Brief: Retype exactly what runs from the first line of the data to the line with "years = list(range(1991, 2012))", keeping both of those lines and skipping pictures.
%%
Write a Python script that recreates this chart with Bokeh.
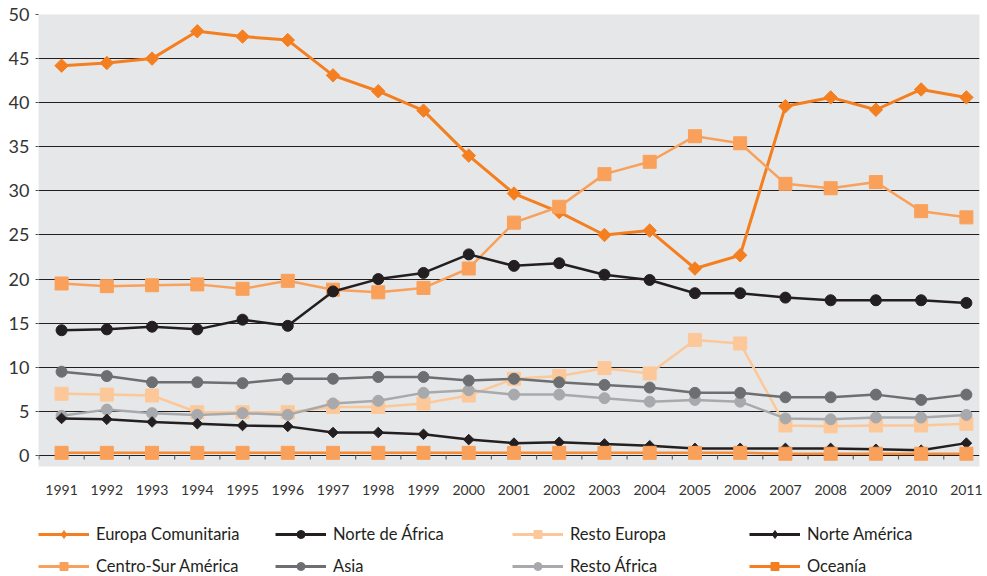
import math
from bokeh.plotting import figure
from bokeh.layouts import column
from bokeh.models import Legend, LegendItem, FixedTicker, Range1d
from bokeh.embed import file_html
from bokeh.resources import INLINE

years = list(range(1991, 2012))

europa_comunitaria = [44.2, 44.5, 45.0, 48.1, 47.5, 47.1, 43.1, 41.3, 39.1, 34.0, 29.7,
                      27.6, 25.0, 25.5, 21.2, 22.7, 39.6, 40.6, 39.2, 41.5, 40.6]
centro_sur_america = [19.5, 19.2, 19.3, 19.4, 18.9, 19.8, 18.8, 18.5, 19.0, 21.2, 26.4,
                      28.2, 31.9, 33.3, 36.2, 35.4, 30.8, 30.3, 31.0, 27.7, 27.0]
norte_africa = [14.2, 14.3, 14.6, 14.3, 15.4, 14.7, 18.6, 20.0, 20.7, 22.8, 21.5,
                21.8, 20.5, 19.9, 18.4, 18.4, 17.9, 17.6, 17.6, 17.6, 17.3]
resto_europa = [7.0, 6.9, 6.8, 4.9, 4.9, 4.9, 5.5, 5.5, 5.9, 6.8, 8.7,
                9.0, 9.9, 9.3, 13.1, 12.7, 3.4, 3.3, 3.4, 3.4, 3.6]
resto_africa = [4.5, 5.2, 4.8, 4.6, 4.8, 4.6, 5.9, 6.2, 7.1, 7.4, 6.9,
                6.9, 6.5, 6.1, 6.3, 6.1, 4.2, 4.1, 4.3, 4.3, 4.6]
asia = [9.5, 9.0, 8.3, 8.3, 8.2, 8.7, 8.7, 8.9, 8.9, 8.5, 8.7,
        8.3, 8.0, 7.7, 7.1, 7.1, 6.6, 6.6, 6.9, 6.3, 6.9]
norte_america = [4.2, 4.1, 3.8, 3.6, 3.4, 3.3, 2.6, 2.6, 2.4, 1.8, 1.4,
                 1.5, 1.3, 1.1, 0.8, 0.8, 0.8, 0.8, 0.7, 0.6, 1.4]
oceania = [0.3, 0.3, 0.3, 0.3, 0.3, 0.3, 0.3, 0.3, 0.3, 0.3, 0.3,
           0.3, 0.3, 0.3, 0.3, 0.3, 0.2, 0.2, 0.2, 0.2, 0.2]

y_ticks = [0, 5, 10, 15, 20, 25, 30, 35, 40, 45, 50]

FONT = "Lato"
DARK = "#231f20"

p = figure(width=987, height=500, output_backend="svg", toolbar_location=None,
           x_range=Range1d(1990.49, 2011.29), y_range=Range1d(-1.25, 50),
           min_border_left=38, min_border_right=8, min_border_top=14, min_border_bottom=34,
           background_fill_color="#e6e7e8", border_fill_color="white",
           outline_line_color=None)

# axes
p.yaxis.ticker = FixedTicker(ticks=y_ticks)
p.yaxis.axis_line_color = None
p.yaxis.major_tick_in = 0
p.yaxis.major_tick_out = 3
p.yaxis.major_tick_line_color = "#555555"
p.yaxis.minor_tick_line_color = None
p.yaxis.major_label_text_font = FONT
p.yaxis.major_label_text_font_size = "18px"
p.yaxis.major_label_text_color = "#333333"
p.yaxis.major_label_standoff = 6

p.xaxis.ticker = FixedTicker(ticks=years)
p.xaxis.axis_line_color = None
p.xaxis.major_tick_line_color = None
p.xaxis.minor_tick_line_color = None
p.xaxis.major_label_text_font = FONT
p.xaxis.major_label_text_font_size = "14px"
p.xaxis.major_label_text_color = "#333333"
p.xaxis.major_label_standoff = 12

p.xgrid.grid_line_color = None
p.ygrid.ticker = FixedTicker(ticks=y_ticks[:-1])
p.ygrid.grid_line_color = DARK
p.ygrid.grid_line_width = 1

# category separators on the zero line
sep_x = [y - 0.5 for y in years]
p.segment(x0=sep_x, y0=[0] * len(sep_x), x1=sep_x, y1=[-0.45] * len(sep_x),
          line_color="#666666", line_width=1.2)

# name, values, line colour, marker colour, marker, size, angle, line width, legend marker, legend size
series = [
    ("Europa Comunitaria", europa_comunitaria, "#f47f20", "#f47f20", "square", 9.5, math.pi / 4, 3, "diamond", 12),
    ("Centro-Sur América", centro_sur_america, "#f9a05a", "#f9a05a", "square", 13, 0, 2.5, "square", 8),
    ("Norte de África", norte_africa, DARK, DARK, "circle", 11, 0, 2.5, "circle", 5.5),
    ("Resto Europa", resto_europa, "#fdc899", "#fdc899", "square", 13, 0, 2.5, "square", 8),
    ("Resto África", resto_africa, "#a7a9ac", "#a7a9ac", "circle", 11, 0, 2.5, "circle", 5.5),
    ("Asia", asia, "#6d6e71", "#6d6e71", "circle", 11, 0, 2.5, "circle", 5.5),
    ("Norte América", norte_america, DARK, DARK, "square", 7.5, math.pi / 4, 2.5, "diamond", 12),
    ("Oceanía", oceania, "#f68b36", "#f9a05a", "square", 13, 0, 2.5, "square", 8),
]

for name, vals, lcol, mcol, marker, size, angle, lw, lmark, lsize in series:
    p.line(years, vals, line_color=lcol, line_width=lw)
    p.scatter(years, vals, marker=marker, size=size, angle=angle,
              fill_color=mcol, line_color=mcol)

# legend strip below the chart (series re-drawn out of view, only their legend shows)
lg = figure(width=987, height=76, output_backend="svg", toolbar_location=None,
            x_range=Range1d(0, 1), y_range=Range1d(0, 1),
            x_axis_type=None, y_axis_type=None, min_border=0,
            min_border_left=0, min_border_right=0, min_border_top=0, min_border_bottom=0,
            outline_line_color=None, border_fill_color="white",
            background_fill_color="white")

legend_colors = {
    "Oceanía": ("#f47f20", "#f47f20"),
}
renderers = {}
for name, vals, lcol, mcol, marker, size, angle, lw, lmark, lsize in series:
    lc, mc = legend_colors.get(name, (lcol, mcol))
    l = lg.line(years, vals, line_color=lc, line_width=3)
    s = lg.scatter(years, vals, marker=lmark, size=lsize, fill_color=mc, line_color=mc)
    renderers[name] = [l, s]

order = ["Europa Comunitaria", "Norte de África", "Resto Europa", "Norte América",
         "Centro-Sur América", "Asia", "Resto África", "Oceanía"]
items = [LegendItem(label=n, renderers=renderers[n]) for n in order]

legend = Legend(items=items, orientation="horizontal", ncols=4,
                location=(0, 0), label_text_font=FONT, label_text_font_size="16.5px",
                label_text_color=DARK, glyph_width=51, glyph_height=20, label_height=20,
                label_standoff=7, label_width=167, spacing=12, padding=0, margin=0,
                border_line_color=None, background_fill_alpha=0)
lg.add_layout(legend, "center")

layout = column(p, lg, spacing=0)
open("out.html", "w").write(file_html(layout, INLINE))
%%
Written solution:
Write a Python script that recreates this chart with Bokeh.
import math
from bokeh.plotting import figure
from bokeh.layouts import column
from bokeh.models import Legend, LegendItem, FixedTicker, Range1d
from bokeh.embed import file_html
from bokeh.resources import INLINE

years = list(range(1991, 2012))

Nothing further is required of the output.